WORK TO COMPLETE: Carry none of the pictures over; set down the material below exactly.

═════ RECORDED DATA

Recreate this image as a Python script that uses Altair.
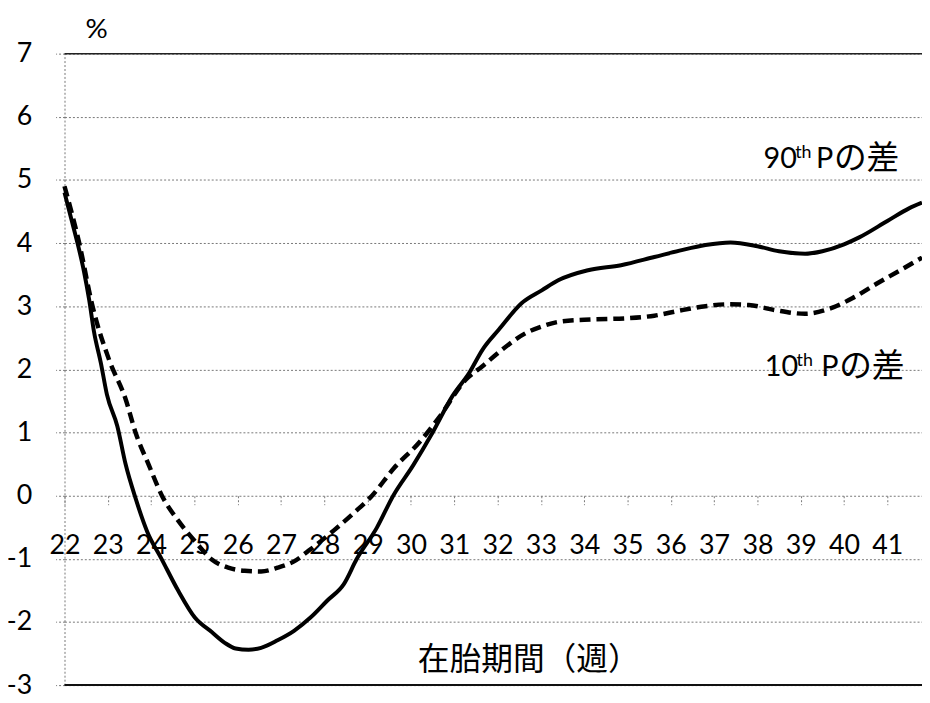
import altair as alt
import pandas as pd

# 90th percentile difference (solid line)
weeks_p90 = [22.0, 22.15, 22.3, 22.45, 22.57, 22.68, 22.84, 22.98, 23.22, 23.41,
             23.64, 23.91, 24.24, 24.63, 25.01, 25.4, 25.7, 25.95, 26.25, 26.54,
             26.92, 27.3, 27.68, 28.07, 28.45, 28.75, 29.21, 29.59, 30.05, 30.5,
             30.96, 31.35, 31.65, 32.03, 32.56, 33.02, 33.4, 34.09, 34.85, 35.62,
             36.2, 36.8, 37.38, 38.0, 38.5, 39.1, 39.5, 40.0, 40.35, 41.0, 41.5, 41.8]
diff_p90 = [4.8, 4.4, 4.0, 3.55, 3.1, 2.6, 2.1, 1.6, 1.1, 0.5,
            -0.04, -0.57, -1.0, -1.51, -1.93, -2.16, -2.33, -2.42, -2.44, -2.41,
            -2.29, -2.14, -1.93, -1.66, -1.40, -1.0, -0.51, 0.0, 0.48, 1.0,
            1.58, 1.95, 2.31, 2.63, 3.05, 3.25, 3.41, 3.57, 3.65, 3.78,
            3.88, 3.97, 4.01, 3.95, 3.87, 3.83, 3.87, 3.98, 4.09, 4.35, 4.55, 4.64]

# 10th percentile difference (dashed line)
weeks_p10 = [22.0, 22.34, 22.65, 23.03, 23.41, 23.64, 23.95, 24.25, 24.63, 25.01,
             25.4, 25.78, 26.16, 26.54, 26.92, 27.3, 27.68, 28.22, 28.67, 29.1,
             29.6, 30.2, 30.65, 31.27, 31.65, 32.1, 32.64, 33.02, 33.48, 34.17,
             35.0, 35.62, 36.2, 36.8, 37.3, 37.8, 38.4, 39.1, 39.7, 40.2,
             40.76, 41.3, 41.8]
diff_p10 = [4.9, 4.0, 2.99, 2.15, 1.53, 1.0, 0.48, 0.0, -0.4, -0.72,
            -1.01, -1.14, -1.19, -1.2, -1.14, -1.04, -0.85, -0.55, -0.28, 0.0,
            0.43, 0.85, 1.24, 1.84, 2.05, 2.31, 2.57, 2.68, 2.76, 2.79,
            2.81, 2.85, 2.93, 3.0, 3.03, 3.02, 2.94, 2.88, 2.97, 3.13,
            3.36, 3.57, 3.77]

x_ticks = list(range(22, 42))
y_ticks = list(range(-3, 8))
x_title = "在胎期間（週）"
y_title = "%"
label_90 = ["90", "th", "P", "の差"]
label_10 = ["10", "th", "P", "の差"]

FONT = "Lato, Noto Sans CJK JP, sans-serif"
W, H = 865, 637

df90 = pd.DataFrame({"week": weeks_p90, "diff": diff_p90})
df10 = pd.DataFrame({"week": weeks_p10, "diff": diff_p10})

xs = alt.Scale(domain=[22, 41.8], nice=False, zero=False)
ys = alt.Scale(domain=[-3, 7], nice=False, zero=False)

x_axis = alt.Axis(values=x_ticks, offset=-191, domain=False, grid=False,
                  tickSize=9, tickColor="#777", tickDash=[2, 2], tickWidth=1,
                  labelFont=FONT, labelFontSize=27, labelColor="black",
                  labelPadding=28, labelFlush=False, labelOverlap=False,
                  labelExpr="'' + datum.value", title=None)
y_axis = alt.Axis(values=y_ticks, domain=True, domainColor="#777", domainDash=[2, 2],
                  domainWidth=1, grid=True, gridColor="#777", gridDash=[2, 2], gridWidth=1,
                  tickSize=9, tickColor="#777", tickDash=[2, 2], tickWidth=1,
                  labelFont=FONT, labelFontSize=27, labelColor="black", labelPadding=24,
                  labelExpr="'' + datum.value", title=y_title, titleAngle=0, titleFont=FONT,
                  titleFontSize=28, titleFontWeight="normal", titleColor="black",
                  titleX=32, titleY=-24, titleAlign="center", titleBaseline="middle")

line90 = alt.Chart(df90).mark_line(color="black", strokeWidth=4, interpolate="monotone").encode(
    x=alt.X("week:Q", scale=xs, axis=x_axis),
    y=alt.Y("diff:Q", scale=ys, axis=y_axis),
)
line10 = alt.Chart(df10).mark_line(color="black", strokeWidth=4.5, strokeDash=[11, 6],
                                   interpolate="monotone").encode(
    x=alt.X("week:Q", scale=xs),
    y=alt.Y("diff:Q", scale=ys),
)

top_rule = alt.Chart().mark_rule(color="#222", strokeWidth=1.5).encode(y=alt.datum(7, scale=ys))
bottom_rule = alt.Chart().mark_rule(color="#111", strokeWidth=2).encode(y=alt.datum(-3, scale=ys))


def txt(s, x, y, size, dx=0, dy=0, align="left"):
    return alt.Chart().mark_text(text=s, font=FONT, fontSize=size, color="black",
                                 align=align, baseline="middle", dx=dx, dy=dy).encode(
        x=alt.datum(x, scale=xs), y=alt.datum(y, scale=ys))


ann = [
    txt(label_90[0], 38.14, 5.33, 29),
    txt(label_90[1], 38.14, 5.33, 18, dx=32, dy=-6),
    txt(label_90[2], 38.14, 5.33, 29, dx=53),
    txt(label_90[3], 38.14, 5.33, 33, dx=71),
    txt(label_10[0], 38.17, 2.03, 29),
    txt(label_10[1], 38.17, 2.03, 18, dx=32, dy=-6),
    txt(label_10[2], 38.17, 2.03, 29, dx=57),
    txt(label_10[3], 38.17, 2.03, 33, dx=75),
    txt(x_title, 32.72, -2.6, 32, align="center"),
]

chart = alt.layer(line90, line10, top_rule, bottom_rule, *ann).properties(
    width=W, height=H,
    padding={"left": 57, "top": 43, "right": 0, "bottom": 14},
    autosize=alt.AutoSizeParams(type="none"),
    background="white",
).configure_view(stroke=None)

chart.save("out.html", embed_options={"renderer": "svg", "actions": False})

══════════

COMPLETE ANSWER:
Recreate this image as a Python script that uses Altair.
import altair as alt
import pandas as pd

# 90th percentile difference (solid line)
weeks_p90 = [22.0, 22.15, 22.3, 22.45, 22.57, 22.68, 22.84, 22.98, 23.22, 23.41,
             23.64, 23.91, 24.24, 24.63, 25.01, 25.4, 25.7, 25.95, 26.25, 26.54,
             26.92, 27.3, 27.68, 28.07, 28.45, 28.75, 29.21, 29.59, 30.05, 30.5,
             30.96, 31.35, 31.65, 32.03, 32.56, 33.02, 33.4, 34.09, 34.85, 35.62,
             36.2, 36.8, 37.38, 38.0, 38.5, 39.1, 39.5, 40.0, 40.35, 41.0, 41.5, 41.8]
diff_p90 = [4.8, 4.4, 4.0, 3.55, 3.1, 2.6, 2.1, 1.6, 1.1, 0.5,
            -0.04, -0.57, -1.0, -1.51, -1.93, -2.16, -2.33, -2.42, -2.44, -2.41,
            -2.29, -2.14, -1.93, -1.66, -1.40, -1.0, -0.51, 0.0, 0.48, 1.0,
            1.58, 1.95, 2.31, 2.63, 3.05, 3.25, 3.41, 3.57, 3.65, 3.78,
            3.88, 3.97, 4.01, 3.95, 3.87, 3.83, 3.87, 3.98, 4.09, 4.35, 4.55, 4.64]

# 10th percentile difference (dashed line)
weeks_p10 = [22.0, 22.34, 22.65, 23.03, 23.41, 23.64, 23.95, 24.25, 24.63, 25.01,
             25.4, 25.78, 26.16, 26.54, 26.92, 27.3, 27.68, 28.22, 28.67, 29.1,
             29.6, 30.2, 30.65, 31.27, 31.65, 32.1, 32.64, 33.02, 33.48, 34.17,
             35.0, 35.62, 36.2, 36.8, 37.3, 37.8, 38.4, 39.1, 39.7, 40.2,
             40.76, 41.3, 41.8]
diff_p10 = [4.9, 4.0, 2.99, 2.15, 1.53, 1.0, 0.48, 0.0, -0.4, -0.72,
            -1.01, -1.14, -1.19, -1.2, -1.14, -1.04, -0.85, -0.55, -0.28, 0.0,
            0.43, 0.85, 1.24, 1.84, 2.05, 2.31, 2.57, 2.68, 2.76, 2.79,
            2.81, 2.85, 2.93, 3.0, 3.03, 3.02, 2.94, 2.88, 2.97, 3.13,
            3.36, 3.57, 3.77]

x_ticks = list(range(22, 42))
y_ticks = list(range(-3, 8))
x_title = "在胎期間（週）"
y_title = "%"
label_90 = ["90", "th", "P", "の差"]
label_10 = ["10", "th", "P", "の差"]

FONT = "Lato, Noto Sans CJK JP, sans-serif"
W, H = 865, 637

df90 = pd.DataFrame({"week": weeks_p90, "diff": diff_p90})
df10 = pd.DataFrame({"week": weeks_p10, "diff": diff_p10})

xs = alt.Scale(domain=[22, 41.8], nice=False, zero=False)
ys = alt.Scale(domain=[-3, 7], nice=False, zero=False)

x_axis = alt.Axis(values=x_ticks, offset=-191, domain=False, grid=False,
                  tickSize=9, tickColor="#777", tickDash=[2, 2], tickWidth=1,
                  labelFont=FONT, labelFontSize=27, labelColor="black",
                  labelPadding=28, labelFlush=False, labelOverlap=False,
                  labelExpr="'' + datum.value", title=None)
y_axis = alt.Axis(values=y_ticks, domain=True, domainColor="#777", domainDash=[2, 2],
                  domainWidth=1, grid=True, gridColor="#777", gridDash=[2, 2], gridWidth=1,
                  tickSize=9, tickColor="#777", tickDash=[2, 2], tickWidth=1,
                  labelFont=FONT, labelFontSize=27, labelColor="black", labelPadding=24,
                  labelExpr="'' + datum.value", title=y_title, titleAngle=0, titleFont=FONT,
                  titleFontSize=28, titleFontWeight="normal", titleColor="black",
                  titleX=32, titleY=-24, titleAlign="center", titleBaseline="middle")

line90 = alt.Chart(df90).mark_line(color="black", strokeWidth=4, interpolate="monotone").encode(
    x=alt.X("week:Q", scale=xs, axis=x_axis),
    y=alt.Y("diff:Q", scale=ys, axis=y_axis),
)
line10 = alt.Chart(df10).mark_line(color="black", strokeWidth=4.5, strokeDash=[11, 6],
                                   interpolate="monotone").encode(
    x=alt.X("week:Q", scale=xs),
    y=alt.Y("diff:Q", scale=ys),
)

top_rule = alt.Chart().mark_rule(color="#222", strokeWidth=1.5).encode(y=alt.datum(7, scale=ys))
bottom_rule = alt.Chart().mark_rule(color="#111", strokeWidth=2).encode(y=alt.datum(-3, scale=ys))


def txt(s, x, y, size, dx=0, dy=0, align="left"):
    return alt.Chart().mark_text(text=s, font=FONT, fontSize=size, color="black",
                                 align=align, baseline="middle", dx=dx, dy=dy).encode(
        x=alt.datum(x, scale=xs), y=alt.datum(y, scale=ys))


ann = [
    txt(label_90[0], 38.14, 5.33, 29),
    txt(label_90[1], 38.14, 5.33, 18, dx=32, dy=-6),
    txt(label_90[2], 38.14, 5.33, 29, dx=53),
    txt(label_90[3], 38.14, 5.33, 33, dx=71),
    txt(label_10[0], 38.17, 2.03, 29),
    txt(label_10[1], 38.17, 2.03, 18, dx=32, dy=-6),
    txt(label_10[2], 38.17, 2.03, 29, dx=57),
    txt(label_10[3], 38.17, 2.03, 33, dx=75),
    txt(x_title, 32.72, -2.6, 32, align="center"),
]

chart = alt.layer(line90, line10, top_rule, bottom_rule, *ann).properties(
    width=W, height=H,
    padding={"left": 57, "top": 43, "right": 0, "bottom": 14},
    autosize=alt.AutoSizeParams(type="none"),
    background="white",
).configure_view(stroke=None)

chart.save("out.html", embed_options={"renderer": "svg", "actions": False})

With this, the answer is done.